NOD1 sensing of house dust mite-derived microbiota promotes allergic experimental asthma

J Allergy Clin Immunol. 2021 Aug;148(2):394-406. doi: 10.1016/j.jaci.2020.12.649. Epub 2021 Jan 25.

Abstract

Background: Asthma severity has been linked to exposure to gram-negative bacteria from the environment that are recognized by NOD1 receptor and are present in house dust mite (HDM) extracts. NOD1 polymorphism has been associated with asthma.

Objective: We sought to evaluate whether either host or HDM-derived microbiota may contribute to NOD1-dependent disease severity.

Methods: A model of HDM-induced experimental asthma was used and the effect of NOD1 deficiency was evaluated. Contribution of host microbiota was evaluated by fecal transplantation. Contribution of HDM-derived microbiota was assessed by 16S ribosomal RNA sequencing, mass spectrometry analysis, and peptidoglycan depletion of the extracts.

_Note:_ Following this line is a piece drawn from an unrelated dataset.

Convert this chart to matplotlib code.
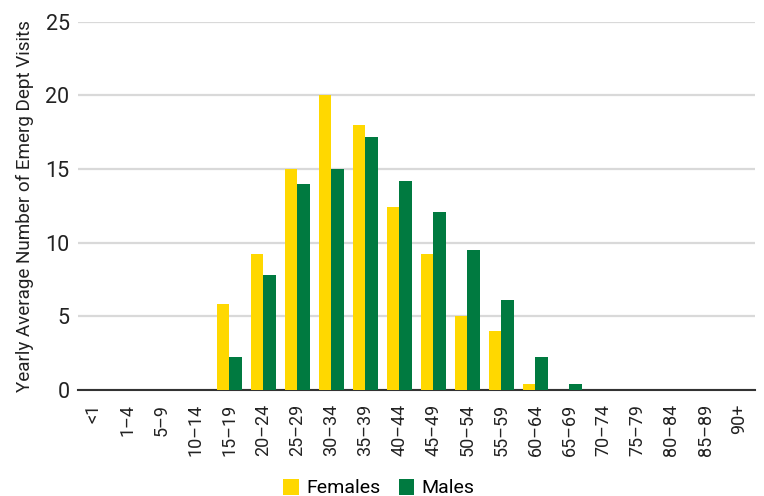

Results: In this model, loss of the bacterial sensor NOD1 and its adaptor RIPK2 improved asthma features. Such inhibitory effect was not related to dysbiosis caused by NOD1 deficiency, as shown by fecal transplantation of Nod1-deficient microbiota to wild-type germ-free mice. The 16S ribosomal RNA gene sequencing and mass spectrometry analysis of HDM allergen, revealed the presence of some muropeptides from gram-negative bacteria that belong to the Bartonellaceae family. While such HDM-associated muropeptides were found to activate NOD1 signaling in epithelial cells, peptidoglycan-depleted HDM had a decreased ability to instigate asthma in vivo.

Conclusions: These data show that NOD1-dependent sensing of HDM-associated gram-negative bacteria aggravates the severity of experimental asthma, suggesting that inhibiting the NOD1 signaling pathway may be a therapeutic approach to treating asthma.

Keywords: Asthma; NOD1; T(h)2 cells; allergy; epithelial cells; house dust mite; microbiota; peptidoglycan.